Lucas M's post focuses on a similar setting. It's impossible to read the exact results because the images have been deleted from TinyPic, but the conclusions suggest results broadly consistent with Max's but with a slightly more optimistic interpretation of the pile shuffling results. Besides the methods they both tried, Lucas M also describes an experiment with top-bottom shuffling and finds it works quite well: "achieves almost the same randomness [as] riffle shuffle with 7 iterations." Lucas M also experimented with combinations of techniques and found, contrary to Max's post, that a mix of overhand and riffle shuffling "was not really fast but satisfactory."
The second video describes a table riffle shuffle that doesn't bend the cards (what I'll call a bevel shuffle). Instead you bevel the card stacks over your thumb and release them with minimal bending. This is a nice alternative to the riffle shuffle if you can perform it properly. Unfortunately, it is tricky enough to do well that it's not the obvious winner for my situation.
To check time to shuffle, I timed myself performing various shuffles an appropriate number of time. I performed 11 riffle shuffles, 25 overhand shuffles, 25 Hindu shuffles, and 10 bevel shuffles—in other words, always at least the minimum for full randomization. Each round of shuffling I fumbled a few times. It took me 2 minutes and 3 seconds to perform 11 riffle shuffles (11 seconds/shuffle), 2 minutes and 42 seconds for the 25 overhand shuffles (6.5 seconds/shuffle), and 2 minutes 12 seconds for the 25 Hindu shuffles (5.3 seconds/shuffle). It took me 2 minutes 28 seconds to do 10 bevel shuffles (14.8 seconds/shuffle), which often degenerated into short-side weave shuffles.
So where does that leave us? Let's make a table of the techniques:
Technique | Skill needed | Time to randomize | Wear on cards |
---|---|---|---|
Riffle | High | Low (123 seconds) | High |
Bevel | High | High (148 seconds) | Low |
Overhand | Low | High (162 seconds) | Low |
Hindu | Low | Medium (132 seconds) | Low |
Overall, the Hindu shuffle looks like the winner for me personally. I suspect top-bottom may be even better, but without good simulation results I can't be sure. I doubt it is quite as good as riffle- or bevel-shuffling. But I don't need "the best technique"—I need the one I can actually do given how much work I'm willing to put in. For now, that seems to be the Hindu shuffle.
(I want to come back for the bevel shuffle even though it's not worth it. I'll learn it properly someday.)
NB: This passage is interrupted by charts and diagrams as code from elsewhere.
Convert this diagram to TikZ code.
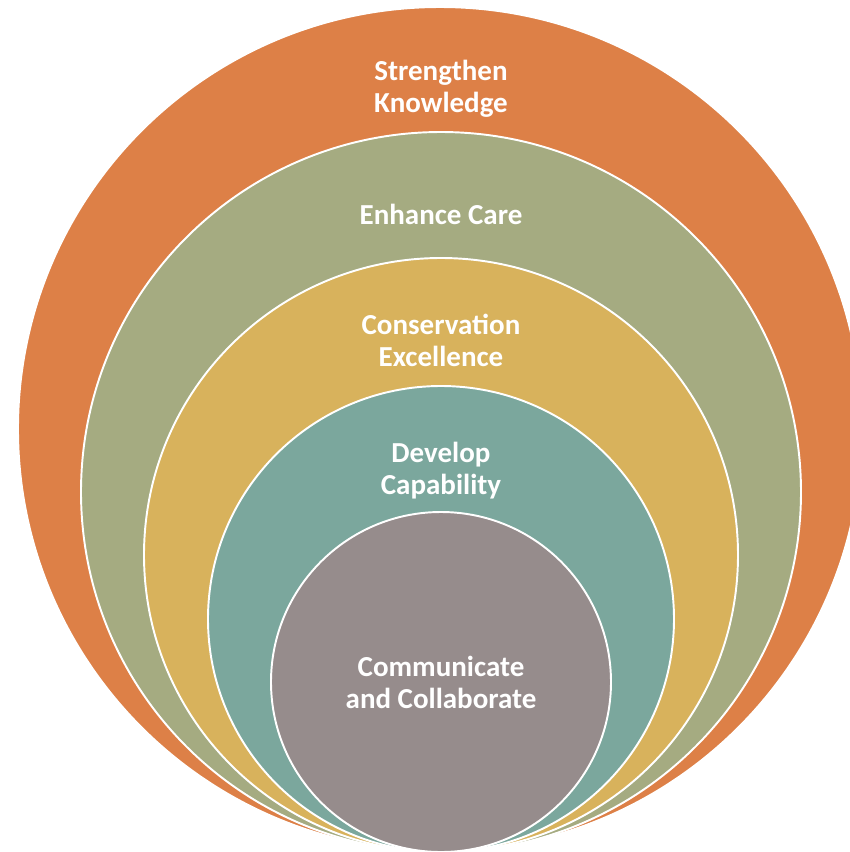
\documentclass[tikz,border=0pt]{standalone}
\usepackage{fontspec}
\setmainfont{Carlito}
\definecolor{ringorange}{HTML}{DD8047}
\definecolor{ringgreen}{HTML}{A5AB81}
\definecolor{ringyellow}{HTML}{D8B25C}
\definecolor{ringteal}{HTML}{7BA79D}
\definecolor{ringgray}{HTML}{968C8C}
\begin{document}
\begin{tikzpicture}[unit length/.code={{\newdimen\tikzunit}\setlength{\tikzunit}{#1}},unit length=0.2mm,x=\tikzunit,y=-\tikzunit,ring/.style={circle,draw=white,line width=1.1pt,inner sep=0},caption/.style={text=white,font=\fontsize{16.5}{18.2}\selectfont\bfseries,align=center,inner sep=0}]
  \useasboundingbox (0,0) rectangle (850,852);
  \node[ring,fill=ringorange,minimum size=844\tikzunit] (knowledge) at (440,429) {};
  \node[ring,fill=ringgreen,minimum size=720\tikzunit] (care) at (441,492) {};
  \node[ring,fill=ringyellow,minimum size=594\tikzunit] (excellence) at (441,555) {};
  \node[ring,fill=ringteal,minimum size=466\tikzunit] (capability) at (441,619) {};
  \node[ring,fill=ringgray,minimum size=340\tikzunit] (collaborate) at (441,682) {};
  \node[caption] (t1) at (441,89) {Strengthen\\Knowledge};
  \node[caption] (t2) at (441,214) {Enhance Care};
  \node[caption] (t3) at (441,340) {Conservation\\Excellence};
  \node[caption] (t4) at (441,471) {Develop\\Capability};
  \node[caption] (t5) at (441,682) {Communicate\\and Collaborate};
\end{tikzpicture}
\end{document}
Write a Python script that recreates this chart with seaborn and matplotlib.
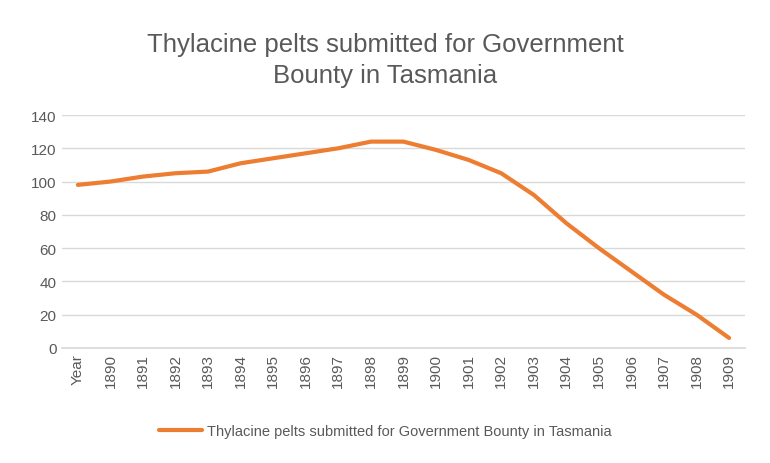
import numpy as np
import pandas as pd
import matplotlib
matplotlib.use("Agg")
import matplotlib.pyplot as plt
import seaborn as sns

# data
years = ["Year"] + [str(y) for y in range(1890, 1910)]
pelts = [98, 100, 103, 105, 106, 111, 114, 117, 120, 124, 124,
         119, 113, 105, 92, 75, 60, 46, 32, 20, 6]
series_name = "Thylacine pelts submitted for Government Bounty in Tasmania"

df = pd.DataFrame({"year": years, "pelts": pelts})
df["pos"] = np.arange(len(df))

sns.set_theme(style="white")
plt.rcParams['font.family'] = ['Liberation Sans', 'DejaVu Sans']

fig = plt.figure(figsize=(7.7, 4.64), dpi=100)
ax = fig.add_axes([0.08, 0.248, 0.888, 0.502])
sns.lineplot(data=df, x="pos", y="pelts", ax=ax, color="#ED7D31",
             linewidth=3, label=series_name, legend=False)

ax.set_xlim(-0.5, len(df) - 0.5)
ax.set_ylim(0, 140)
ax.set_yticks(range(0, 141, 20))
ax.set_xticks(df["pos"])
ax.set_xticklabels(df["year"], rotation=90)
ax.tick_params(axis="both", colors="#595959", labelsize=11, length=0)
ax.grid(axis="y", color="#D9D9D9", linewidth=1)
for s in ["top", "right", "left"]:
    ax.spines[s].set_visible(False)
ax.spines["bottom"].set_color("#D9D9D9")
ax.set_xlabel("")
ax.set_ylabel("")

fig.text(0.5, 0.87, "Thylacine pelts submitted for Government\nBounty in Tasmania",
         ha="center", va="center", fontsize=18.5, color="#595959", linespacing=1.35)

handles, labels = ax.get_legend_handles_labels()
fig.legend(handles, labels, loc="center", bbox_to_anchor=(0.5, 0.068),
           frameon=False, fontsize=10.5, labelcolor="#595959",
           handlelength=3, handletextpad=0.3)

fig.savefig("out.png", dpi=100)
[An idea for future work: Re-implement and replicate Max's simulation results in Python or R, then extend by adding a top-bottom shuffle with 5 cuts. Time myself doing the top-bottom shuffle. Add such information to the table above. The top-bottom shuffle is described in the Board Game Geeks forum post, but the mathematical modeling seems to assume we draw at most 2 cards at a time, which sounds way too time-consuming to actually do. It doesn't seem to match top-bottom shuffling as I've attempted it.]